Napoléon-Alfred D'Amour was born in Salaberry-de-Valleyfield on April 22, 1884. The son of Napoléon-Édouard D'Amour and Henriette Sauvé, he began his career as an operator for the Grand Trunk Railway in Hawkesbury, in 1903. He continued his work in Allendale in 1904 and North Bay in 1905 and 1906, prior to becoming station agent for Canadian Pacific in Webwood (1906-1909).
N.-A. D'Amour held the same position in various cities in Ontario and Québec. Then he married Marie-Laurette Boudreau in Algoma, Ontario, on July 25, 1910, and settled in LaSalle, at Highlands train station (1916-1947). He even went into politics for a short time and served as City Councillor from 1921 to 1923 under Mayor Anatole Carignan. He had defeated his opponent, outgoing City Councillor Delphis Larente, 42-25 in the elections. Then in 1923, D'Amour quit municipal politics.
A versatile line of work
In fact, in those days, his job as station agent amply occupied him, as—in addition to selling tickets to passengers, writing documents related to freight transportation, handling telegraph communications as well as looking after receiving or sending mail carried by train, he kept the Highlands station in good condition, not to mention its heating, too.

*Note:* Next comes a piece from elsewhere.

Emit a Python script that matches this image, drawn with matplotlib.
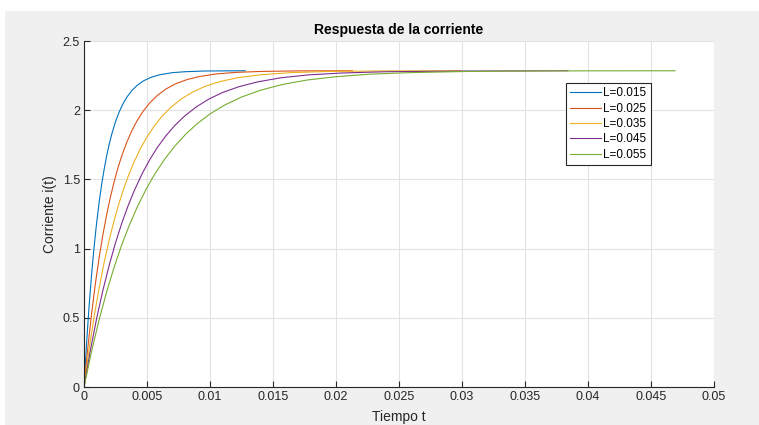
import matplotlib
matplotlib.use("Agg")
import matplotlib.pyplot as plt
from matplotlib.patches import Rectangle
from matplotlib.ticker import FixedLocator, FuncFormatter

plt.rcParams.update({
    'font.family': ['Liberation Sans', 'DejaVu Sans'],
    'font.size': 9,
})

# ====================
# Datos
# ====================
labels = ["L=0.015", "L=0.025", "L=0.035", "L=0.045", "L=0.055"]
colors = ["#0072BD", "#D95319", "#EDB120", "#7E2F8E", "#77AC30"]

t_015 = [0, 0.0002, 0.0004, 0.0006, 0.0008, 0.001, 0.0012, 0.0014, 0.0016, 0.0018,
         0.002, 0.0022, 0.0025, 0.0028, 0.0031, 0.0034, 0.0038, 0.0042, 0.0047,
         0.0053, 0.006, 0.007, 0.008, 0.0095, 0.011, 0.0128]
i_015 = [0, 0.310, 0.579, 0.811, 1.011, 1.184, 1.334, 1.463, 1.574, 1.671,
         1.754, 1.826, 1.917, 1.989, 2.047, 2.094, 2.142, 2.178, 2.211,
         2.237, 2.256, 2.271, 2.278, 2.283, 2.284, 2.285]

t_025 = [0, 0.0003, 0.0006, 0.0009, 0.0012, 0.0015, 0.0018, 0.0021, 0.0024, 0.0027,
         0.003, 0.0034, 0.0038, 0.0042, 0.0047, 0.0052, 0.0058, 0.0065, 0.0073,
         0.0082, 0.0092, 0.0105, 0.012, 0.014, 0.017, 0.0213]
i_025 = [0, 0.281, 0.528, 0.745, 0.934, 1.100, 1.246, 1.374, 1.486, 1.585,
         1.671, 1.770, 1.852, 1.922, 1.993, 2.051, 2.105, 2.153, 2.192,
         2.222, 2.244, 2.262, 2.273, 2.280, 2.284, 2.285]

t_035 = [0, 0.0004, 0.0008, 0.0012, 0.0016, 0.002, 0.0024, 0.0028, 0.0032, 0.0036,
         0.004, 0.0045, 0.005, 0.0056, 0.0062, 0.0069, 0.0077, 0.0086, 0.0096,
         0.0108, 0.0122, 0.014, 0.0165, 0.0195, 0.024, 0.0299]
i_035 = [0, 0.269, 0.506, 0.715, 0.900, 1.063, 1.207, 1.334, 1.446, 1.544,
         1.631, 1.726, 1.807, 1.889, 1.957, 2.021, 2.080, 2.130, 2.172,
         2.207, 2.235, 2.256, 2.272, 2.280, 2.284, 2.285]

t_045 = [0, 0.0005, 0.001, 0.0015, 0.002, 0.0025, 0.003, 0.0035, 0.004, 0.0046,
         0.0052, 0.0058, 0.0065, 0.0072, 0.008, 0.0089, 0.0099, 0.011, 0.0123,
         0.0138, 0.0156, 0.0178, 0.0205, 0.024, 0.03, 0.0384]
i_045 = [0, 0.262, 0.494, 0.699, 0.880, 1.041, 1.184, 1.310, 1.421, 1.539,
         1.640, 1.728, 1.815, 1.889, 1.959, 2.023, 2.080, 2.128, 2.170,
         2.205, 2.234, 2.255, 2.269, 2.278, 2.283, 2.285]

t_055 = [0, 0.0006, 0.0012, 0.0018, 0.0024, 0.003, 0.0036, 0.0042, 0.0049, 0.0056,
         0.0064, 0.0072, 0.0081, 0.009, 0.01, 0.0112, 0.0125, 0.014, 0.0157,
         0.0177, 0.02, 0.0228, 0.026, 0.0305, 0.037, 0.0469]
i_055 = [0, 0.257, 0.486, 0.688, 0.868, 1.028, 1.169, 1.295, 1.424, 1.536,
         1.646, 1.740, 1.829, 1.904, 1.973, 2.039, 2.095, 2.144, 2.185,
         2.218, 2.242, 2.261, 2.272, 2.280, 2.284, 2.285]

series_t = [t_015, t_025, t_035, t_045, t_055]
series_i = [i_015, i_025, i_035, i_045, i_055]

x_ticks = [0, 0.005, 0.01, 0.015, 0.02, 0.025, 0.03, 0.035, 0.04, 0.045, 0.05]
y_ticks = [0, 0.5, 1, 1.5, 2, 2.5]

# ====================
# Figura estilo MATLAB
# ====================
fig = plt.figure(figsize=(7.59, 4.25), dpi=100, facecolor='#F0F0F0')
# franja blanca superior/izquierda de la captura
fig.patches.append(Rectangle((0, 1 - 11 / 425), 1, 11 / 425, transform=fig.transFigure,
                             facecolor='white', edgecolor='none', zorder=0))
fig.patches.append(Rectangle((0, 0), 5 / 759, 1, transform=fig.transFigure,
                             facecolor='white', edgecolor='none', zorder=0))

ax = fig.add_axes([84 / 759, 38 / 425, 630 / 759, 346 / 425])
ax.set_facecolor('white')

for t, i, c, lab in zip(series_t, series_i, colors, labels):
    ax.plot(t, i, color=c, linewidth=0.8, label=lab)

ax.set_xlim(0, 0.05)
ax.set_ylim(0, 2.5)
ax.xaxis.set_major_locator(FixedLocator(x_ticks))
ax.yaxis.set_major_locator(FixedLocator(y_ticks))
ax.xaxis.set_major_formatter(FuncFormatter(lambda v, p: f"{v:g}"))
ax.yaxis.set_major_formatter(FuncFormatter(lambda v, p: f"{v:g}"))

ax.grid(True, color='#E3E3E3', linewidth=0.8)
ax.set_axisbelow(True)
for s in ['top', 'right']:
    ax.spines[s].set_visible(False)
for s in ['left', 'bottom']:
    ax.spines[s].set_color('#262626')
    ax.spines[s].set_linewidth(0.8)
ax.tick_params(direction='in', length=4, width=0.8, color='#262626',
               labelcolor='#262626', labelsize=9, pad=3)

ax.set_title("Respuesta de la corriente", fontsize=10, fontweight='bold',
             color='black', pad=5)
ax.set_xlabel("Tiempo t", fontsize=10, color='#262626', labelpad=5)
ax.set_ylabel("Corriente i(t)", fontsize=10, color='#262626', labelpad=4)

leg = ax.legend(loc='upper left', bbox_to_anchor=(0.7646, 0.8795), borderaxespad=0,
                fontsize=8.5, fancybox=False, framealpha=1, edgecolor='#262626',
                handlelength=2.6, handletextpad=0.2, labelspacing=0.28,
                borderpad=0.4)
leg.get_frame().set_linewidth(0.8)

fig.savefig("out.png", dpi=100, facecolor=fig.get_facecolor())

During the 1940s, he was in charge of a team of telegraph operators and clerks and had the responsibility of looking after the tracks at the CP rail yard. A number of companies in LaSalle used the train to deliver or receive goods. Samuel Bronfman, one of the founders of Seagram's, the famous whiskey distillery, sometimes came to see him to ensure the safe transportation of his plant's production. The theft of whiskey bottles had to be prevented, but this did not prevent the two men from exchanging a few jokes when they got together.